* [DATA EXTRACT]:
━━━━━━
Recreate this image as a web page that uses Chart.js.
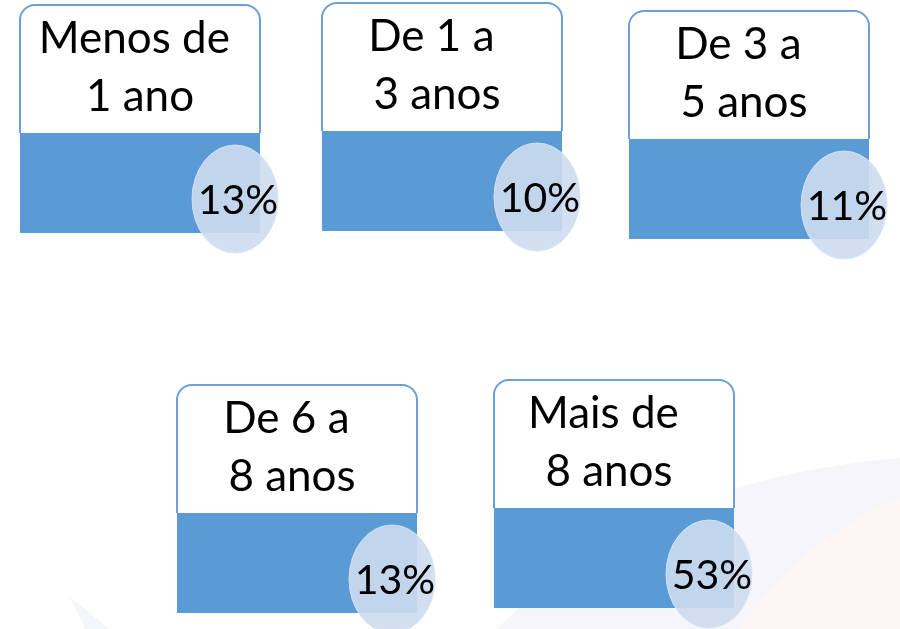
<!DOCTYPE html>
<html>
<head>
<meta charset="utf-8">
<script src="https://cdn.jsdelivr.net/npm/chart.js@4.4.1/dist/chart.umd.min.js"></script>
<style>
  html, body { margin: 0; padding: 0; background: #fff; }
  #wrap { width: 900px; height: 629px; }
</style>
</head>
<body>
<div id="wrap"><canvas id="cards" width="900" height="629"></canvas></div>
<script>
// data
const categories = [
    ['Menos de ', '1 ano'],
    ['De 1 a ', '3 anos'],
    ['De 3 a ', '5 anos'],
    ['De 6 a ', '8 anos'],
    ['Mais de ', '8 anos']
];
const shares = [13, 10, 11, 13, 53];

// layout (top-left of each card, in page pixels)
const cardPos = [[20, 5], [322, 3], [629, 11], [177, 385], [494, 380]];
const cardW = 240, whiteH = 128, blueH = 100;
const bubbleOff = [215, 194];

const fontFamily = 'Lato, "Open Sans", sans-serif';
const blue = '#5B9BD5';

// ellipse used as point style
function makeEllipse(w, h) {
    const c = document.createElement('canvas');
    c.width = w + 4; c.height = h + 4;
    const g = c.getContext('2d');
    g.beginPath();
    g.ellipse(c.width / 2, c.height / 2, w / 2, h / 2, 0, 0, Math.PI * 2);
    g.fillStyle = 'rgba(204, 219, 238, 0.9)';
    g.fill();
    g.lineWidth = 1;
    g.strokeStyle = 'rgba(215, 227, 243, 0.9)';
    g.stroke();
    return c;
}
const ellipseImg = makeEllipse(86, 108);

const backdrop = {
    id: 'backdrop',
    beforeDraw(chart) {
        const ctx = chart.ctx;
        ctx.save();
        ctx.fillStyle = '#fff';
        ctx.fillRect(0, 0, chart.width, chart.height);
        // faint swooshes
        ctx.fillStyle = '#F6F5F9';
        ctx.beginPath();
        ctx.moveTo(497, 629);
        ctx.quadraticCurveTo(640, 480, 900, 458);
        ctx.lineTo(900, 629);
        ctx.closePath();
        ctx.fill();
        ctx.fillStyle = '#FEF6F3';
        ctx.beginPath();
        ctx.moveTo(740, 629);
        ctx.quadraticCurveTo(800, 540, 900, 498);
        ctx.lineTo(900, 629);
        ctx.closePath();
        ctx.fill();
        ctx.fillStyle = '#F3F6FB';
        ctx.beginPath();
        ctx.moveTo(68, 596);
        ctx.quadraticCurveTo(90, 612, 108, 629);
        ctx.lineTo(85, 629);
        ctx.quadraticCurveTo(78, 610, 68, 596);
        ctx.fill();
        ctx.restore();
    }
};

const cardsPlugin = {
    id: 'cardsPlugin',
    beforeDatasetsDraw(chart) {
        const ctx = chart.ctx;
        const xs = chart.scales.x, ys = chart.scales.y;
        ctx.save();
        cardPos.forEach((p, i) => {
            const x = xs.getPixelForValue(p[0]);
            const y = ys.getPixelForValue(p[1]);
            const r = 15;
            // blue bottom
            ctx.fillStyle = blue;
            ctx.fillRect(x, y + whiteH, cardW, blueH);
            // white top with rounded corners
            ctx.beginPath();
            ctx.moveTo(x, y + whiteH);
            ctx.lineTo(x, y + r);
            ctx.arcTo(x, y, x + r, y, r);
            ctx.lineTo(x + cardW - r, y);
            ctx.arcTo(x + cardW, y, x + cardW, y + r, r);
            ctx.lineTo(x + cardW, y + whiteH);
            ctx.fillStyle = '#fff';
            ctx.fill();
            ctx.lineWidth = 2;
            ctx.strokeStyle = '#6A9FD8';
            ctx.stroke();
            // label
            ctx.fillStyle = '#000';
            ctx.font = '44px ' + fontFamily;
            ctx.textAlign = 'center';
            ctx.textBaseline = 'alphabetic';
            const cx = x + cardW / 2 - (i === 0 ? 0 : 5);
            ctx.fillText(categories[i][0], cx, y + 48);
            ctx.fillText(categories[i][1], cx, y + 105.5);
        });
        ctx.restore();
    },
    afterDatasetsDraw(chart) {
        const ctx = chart.ctx;
        const meta = chart.getDatasetMeta(0);
        ctx.save();
        ctx.fillStyle = '#000';
        ctx.font = '41px ' + fontFamily;
        ctx.textAlign = 'center';
        ctx.textBaseline = 'alphabetic';
        meta.data.forEach((pt, i) => {
            ctx.fillText(shares[i] + '%', pt.x + 3, pt.y + 15);
        });
        ctx.restore();
    }
};

new Chart(document.getElementById('cards'), {
    type: 'scatter',
    data: {
        datasets: [{
            label: 'Tempo',
            data: shares.map((v, i) => ({ x: cardPos[i][0] + bubbleOff[0], y: cardPos[i][1] + bubbleOff[1], v: v })),
            pointStyle: ellipseImg,
            pointRadius: 40,
            pointHoverRadius: 40,
            clip: false
        }]
    },
    options: {
        responsive: false,
        animation: false,
        events: [],
        layout: { padding: 0, autoPadding: false },
        scales: {
            x: { type: 'linear', min: 0, max: 900, display: false },
            y: { type: 'linear', min: 0, max: 629, reverse: true, display: false }
        },
        plugins: {
            legend: { display: false },
            tooltip: { enabled: false }
        }
    },
    plugins: [backdrop, cardsPlugin]
});
</script>
</body>
</html>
━━━━━━
* [WHAT THIS TASK INVOLVES]: Write out nothing but the lines from the start of the data through the line with "const ellipseImg = makeEllipse(86, 108);". Leave out the pictures.

* [THE RESULT]:
Recreate this image as a web page that uses Chart.js.
<!DOCTYPE html>
<html>
<head>
<meta charset="utf-8">
<script src="https://cdn.jsdelivr.net/npm/chart.js@4.4.1/dist/chart.umd.min.js"></script>
<style>
  html, body { margin: 0; padding: 0; background: #fff; }
  #wrap { width: 900px; height: 629px; }
</style>
</head>
<body>
<div id="wrap"><canvas id="cards" width="900" height="629"></canvas></div>
<script>
// data
const categories = [
    ['Menos de ', '1 ano'],
    ['De 1 a ', '3 anos'],
    ['De 3 a ', '5 anos'],
    ['De 6 a ', '8 anos'],
    ['Mais de ', '8 anos']
];
const shares = [13, 10, 11, 13, 53];

// layout (top-left of each card, in page pixels)
const cardPos = [[20, 5], [322, 3], [629, 11], [177, 385], [494, 380]];
const cardW = 240, whiteH = 128, blueH = 100;
const bubbleOff = [215, 194];

const fontFamily = 'Lato, "Open Sans", sans-serif';
const blue = '#5B9BD5';

// ellipse used as point style
function makeEllipse(w, h) {
    const c = document.createElement('canvas');
    c.width = w + 4; c.height = h + 4;
    const g = c.getContext('2d');
    g.beginPath();
    g.ellipse(c.width / 2, c.height / 2, w / 2, h / 2, 0, 0, Math.PI * 2);
    g.fillStyle = 'rgba(204, 219, 238, 0.9)';
    g.fill();
    g.lineWidth = 1;
    g.strokeStyle = 'rgba(215, 227, 243, 0.9)';
    g.stroke();
    return c;
}
const ellipseImg = makeEllipse(86, 108);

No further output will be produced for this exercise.